>> begin
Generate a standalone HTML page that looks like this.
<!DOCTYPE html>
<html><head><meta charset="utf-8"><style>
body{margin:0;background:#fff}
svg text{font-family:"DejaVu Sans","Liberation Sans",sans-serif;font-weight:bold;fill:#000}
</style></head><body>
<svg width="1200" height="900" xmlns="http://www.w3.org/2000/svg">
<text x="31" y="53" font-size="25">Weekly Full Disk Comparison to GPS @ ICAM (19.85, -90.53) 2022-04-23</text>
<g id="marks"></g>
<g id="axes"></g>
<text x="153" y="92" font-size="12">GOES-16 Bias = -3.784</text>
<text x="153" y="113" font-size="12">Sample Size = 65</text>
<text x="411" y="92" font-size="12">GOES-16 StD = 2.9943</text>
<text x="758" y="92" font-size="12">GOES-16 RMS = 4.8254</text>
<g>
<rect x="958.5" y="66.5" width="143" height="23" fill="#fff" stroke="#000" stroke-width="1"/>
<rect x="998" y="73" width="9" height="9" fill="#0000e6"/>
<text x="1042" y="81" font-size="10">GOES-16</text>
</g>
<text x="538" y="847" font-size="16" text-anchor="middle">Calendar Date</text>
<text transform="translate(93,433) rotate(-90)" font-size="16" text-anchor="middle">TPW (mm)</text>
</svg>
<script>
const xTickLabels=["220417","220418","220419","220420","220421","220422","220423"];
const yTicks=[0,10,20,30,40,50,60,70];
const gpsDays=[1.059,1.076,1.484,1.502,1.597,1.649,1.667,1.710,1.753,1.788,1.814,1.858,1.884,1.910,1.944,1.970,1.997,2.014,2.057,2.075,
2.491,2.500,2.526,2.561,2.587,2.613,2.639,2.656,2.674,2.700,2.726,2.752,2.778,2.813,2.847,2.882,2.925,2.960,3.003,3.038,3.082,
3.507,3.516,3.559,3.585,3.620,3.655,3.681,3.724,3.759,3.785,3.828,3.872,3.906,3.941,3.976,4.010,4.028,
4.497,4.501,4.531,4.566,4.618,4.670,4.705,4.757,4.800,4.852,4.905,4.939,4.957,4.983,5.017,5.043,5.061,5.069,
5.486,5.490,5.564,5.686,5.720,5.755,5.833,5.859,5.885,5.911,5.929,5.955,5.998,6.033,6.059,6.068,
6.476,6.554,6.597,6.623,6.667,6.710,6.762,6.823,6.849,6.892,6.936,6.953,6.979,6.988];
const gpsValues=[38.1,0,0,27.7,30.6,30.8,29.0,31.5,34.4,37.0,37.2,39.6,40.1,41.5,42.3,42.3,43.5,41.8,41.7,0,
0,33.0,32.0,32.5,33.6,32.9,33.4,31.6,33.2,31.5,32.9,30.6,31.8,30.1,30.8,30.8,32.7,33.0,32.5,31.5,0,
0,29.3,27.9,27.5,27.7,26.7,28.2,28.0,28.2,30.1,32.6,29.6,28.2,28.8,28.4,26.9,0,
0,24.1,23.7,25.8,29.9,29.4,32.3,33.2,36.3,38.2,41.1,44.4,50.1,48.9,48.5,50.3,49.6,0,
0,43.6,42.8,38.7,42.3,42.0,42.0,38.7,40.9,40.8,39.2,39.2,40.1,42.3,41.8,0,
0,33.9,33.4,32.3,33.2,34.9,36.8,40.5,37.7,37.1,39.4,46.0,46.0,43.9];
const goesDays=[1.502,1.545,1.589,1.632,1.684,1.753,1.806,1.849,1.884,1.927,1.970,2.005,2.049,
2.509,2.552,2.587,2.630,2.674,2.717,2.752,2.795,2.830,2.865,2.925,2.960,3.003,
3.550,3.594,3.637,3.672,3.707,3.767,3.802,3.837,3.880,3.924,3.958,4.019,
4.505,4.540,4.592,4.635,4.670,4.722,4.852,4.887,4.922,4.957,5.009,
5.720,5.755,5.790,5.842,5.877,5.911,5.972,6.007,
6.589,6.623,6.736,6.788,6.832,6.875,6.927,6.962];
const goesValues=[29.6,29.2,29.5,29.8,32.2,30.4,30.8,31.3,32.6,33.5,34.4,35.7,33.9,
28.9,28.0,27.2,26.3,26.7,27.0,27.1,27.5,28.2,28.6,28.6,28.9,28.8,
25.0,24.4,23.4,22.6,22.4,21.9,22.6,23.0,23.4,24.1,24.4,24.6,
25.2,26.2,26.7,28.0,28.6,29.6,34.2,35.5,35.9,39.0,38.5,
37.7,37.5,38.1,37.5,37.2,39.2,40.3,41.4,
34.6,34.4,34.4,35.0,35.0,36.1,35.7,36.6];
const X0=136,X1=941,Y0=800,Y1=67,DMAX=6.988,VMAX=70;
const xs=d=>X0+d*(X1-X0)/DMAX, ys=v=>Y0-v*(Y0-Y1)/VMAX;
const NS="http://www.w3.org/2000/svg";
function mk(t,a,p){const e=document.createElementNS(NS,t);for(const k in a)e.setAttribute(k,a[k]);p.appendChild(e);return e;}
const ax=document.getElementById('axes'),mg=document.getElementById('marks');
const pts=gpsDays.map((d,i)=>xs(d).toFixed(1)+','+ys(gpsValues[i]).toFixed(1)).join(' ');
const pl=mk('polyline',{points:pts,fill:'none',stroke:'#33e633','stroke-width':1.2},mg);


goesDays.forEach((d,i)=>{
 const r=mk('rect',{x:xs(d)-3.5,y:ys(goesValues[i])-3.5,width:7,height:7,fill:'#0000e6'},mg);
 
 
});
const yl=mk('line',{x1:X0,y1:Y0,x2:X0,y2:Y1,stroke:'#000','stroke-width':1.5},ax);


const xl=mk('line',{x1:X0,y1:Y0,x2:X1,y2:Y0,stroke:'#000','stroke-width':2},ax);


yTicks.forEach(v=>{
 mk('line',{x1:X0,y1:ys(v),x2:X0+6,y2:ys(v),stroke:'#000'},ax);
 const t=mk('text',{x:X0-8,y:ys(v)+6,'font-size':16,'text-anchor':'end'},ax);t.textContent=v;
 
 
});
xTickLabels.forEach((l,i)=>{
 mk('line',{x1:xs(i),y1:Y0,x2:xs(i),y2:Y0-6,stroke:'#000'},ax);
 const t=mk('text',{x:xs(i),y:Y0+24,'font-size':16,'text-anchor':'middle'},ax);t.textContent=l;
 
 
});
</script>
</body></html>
>> end
The task
Output all of the data again, exactly.

The reply
Generate a standalone HTML page that looks like this.
<!DOCTYPE html>
<html><head><meta charset="utf-8"><style>
body{margin:0;background:#fff}
svg text{font-family:"DejaVu Sans","Liberation Sans",sans-serif;font-weight:bold;fill:#000}
</style></head><body>
<svg width="1200" height="900" xmlns="http://www.w3.org/2000/svg">
<text x="31" y="53" font-size="25">Weekly Full Disk Comparison to GPS @ ICAM (19.85, -90.53) 2022-04-23</text>
<g id="marks"></g>
<g id="axes"></g>
<text x="153" y="92" font-size="12">GOES-16 Bias = -3.784</text>
<text x="153" y="113" font-size="12">Sample Size = 65</text>
<text x="411" y="92" font-size="12">GOES-16 StD = 2.9943</text>
<text x="758" y="92" font-size="12">GOES-16 RMS = 4.8254</text>
<g>
<rect x="958.5" y="66.5" width="143" height="23" fill="#fff" stroke="#000" stroke-width="1"/>
<rect x="998" y="73" width="9" height="9" fill="#0000e6"/>
<text x="1042" y="81" font-size="10">GOES-16</text>
</g>
<text x="538" y="847" font-size="16" text-anchor="middle">Calendar Date</text>
<text transform="translate(93,433) rotate(-90)" font-size="16" text-anchor="middle">TPW (mm)</text>
</svg>
<script>
const xTickLabels=["220417","220418","220419","220420","220421","220422","220423"];
const yTicks=[0,10,20,30,40,50,60,70];
const gpsDays=[1.059,1.076,1.484,1.502,1.597,1.649,1.667,1.710,1.753,1.788,1.814,1.858,1.884,1.910,1.944,1.970,1.997,2.014,2.057,2.075,
2.491,2.500,2.526,2.561,2.587,2.613,2.639,2.656,2.674,2.700,2.726,2.752,2.778,2.813,2.847,2.882,2.925,2.960,3.003,3.038,3.082,
3.507,3.516,3.559,3.585,3.620,3.655,3.681,3.724,3.759,3.785,3.828,3.872,3.906,3.941,3.976,4.010,4.028,
4.497,4.501,4.531,4.566,4.618,4.670,4.705,4.757,4.800,4.852,4.905,4.939,4.957,4.983,5.017,5.043,5.061,5.069,
5.486,5.490,5.564,5.686,5.720,5.755,5.833,5.859,5.885,5.911,5.929,5.955,5.998,6.033,6.059,6.068,
6.476,6.554,6.597,6.623,6.667,6.710,6.762,6.823,6.849,6.892,6.936,6.953,6.979,6.988];
const gpsValues=[38.1,0,0,27.7,30.6,30.8,29.0,31.5,34.4,37.0,37.2,39.6,40.1,41.5,42.3,42.3,43.5,41.8,41.7,0,
0,33.0,32.0,32.5,33.6,32.9,33.4,31.6,33.2,31.5,32.9,30.6,31.8,30.1,30.8,30.8,32.7,33.0,32.5,31.5,0,
0,29.3,27.9,27.5,27.7,26.7,28.2,28.0,28.2,30.1,32.6,29.6,28.2,28.8,28.4,26.9,0,
0,24.1,23.7,25.8,29.9,29.4,32.3,33.2,36.3,38.2,41.1,44.4,50.1,48.9,48.5,50.3,49.6,0,
0,43.6,42.8,38.7,42.3,42.0,42.0,38.7,40.9,40.8,39.2,39.2,40.1,42.3,41.8,0,
0,33.9,33.4,32.3,33.2,34.9,36.8,40.5,37.7,37.1,39.4,46.0,46.0,43.9];
const goesDays=[1.502,1.545,1.589,1.632,1.684,1.753,1.806,1.849,1.884,1.927,1.970,2.005,2.049,
2.509,2.552,2.587,2.630,2.674,2.717,2.752,2.795,2.830,2.865,2.925,2.960,3.003,
3.550,3.594,3.637,3.672,3.707,3.767,3.802,3.837,3.880,3.924,3.958,4.019,
4.505,4.540,4.592,4.635,4.670,4.722,4.852,4.887,4.922,4.957,5.009,
5.720,5.755,5.790,5.842,5.877,5.911,5.972,6.007,
6.589,6.623,6.736,6.788,6.832,6.875,6.927,6.962];
const goesValues=[29.6,29.2,29.5,29.8,32.2,30.4,30.8,31.3,32.6,33.5,34.4,35.7,33.9,
28.9,28.0,27.2,26.3,26.7,27.0,27.1,27.5,28.2,28.6,28.6,28.9,28.8,
25.0,24.4,23.4,22.6,22.4,21.9,22.6,23.0,23.4,24.1,24.4,24.6,
25.2,26.2,26.7,28.0,28.6,29.6,34.2,35.5,35.9,39.0,38.5,
37.7,37.5,38.1,37.5,37.2,39.2,40.3,41.4,
34.6,34.4,34.4,35.0,35.0,36.1,35.7,36.6];
const X0=136,X1=941,Y0=800,Y1=67,DMAX=6.988,VMAX=70;
const xs=d=>X0+d*(X1-X0)/DMAX, ys=v=>Y0-v*(Y0-Y1)/VMAX;
const NS="http://www.w3.org/2000/svg";
function mk(t,a,p){const e=document.createElementNS(NS,t);for(const k in a)e.setAttribute(k,a[k]);p.appendChild(e);return e;}
const ax=document.getElementById('axes'),mg=document.getElementById('marks');
const pts=gpsDays.map((d,i)=>xs(d).toFixed(1)+','+ys(gpsValues[i]).toFixed(1)).join(' ');
const pl=mk('polyline',{points:pts,fill:'none',stroke:'#33e633','stroke-width':1.2},mg);


goesDays.forEach((d,i)=>{
 const r=mk('rect',{x:xs(d)-3.5,y:ys(goesValues[i])-3.5,width:7,height:7,fill:'#0000e6'},mg);
 
 
});
const yl=mk('line',{x1:X0,y1:Y0,x2:X0,y2:Y1,stroke:'#000','stroke-width':1.5},ax);


const xl=mk('line',{x1:X0,y1:Y0,x2:X1,y2:Y0,stroke:'#000','stroke-width':2},ax);


yTicks.forEach(v=>{
 mk('line',{x1:X0,y1:ys(v),x2:X0+6,y2:ys(v),stroke:'#000'},ax);
 const t=mk('text',{x:X0-8,y:ys(v)+6,'font-size':16,'text-anchor':'end'},ax);t.textContent=v;
 
 
});
xTickLabels.forEach((l,i)=>{
 mk('line',{x1:xs(i),y1:Y0,x2:xs(i),y2:Y0-6,stroke:'#000'},ax);
 const t=mk('text',{x:xs(i),y:Y0+24,'font-size':16,'text-anchor':'middle'},ax);t.textContent=l;
 
 
});
</script>
</body></html>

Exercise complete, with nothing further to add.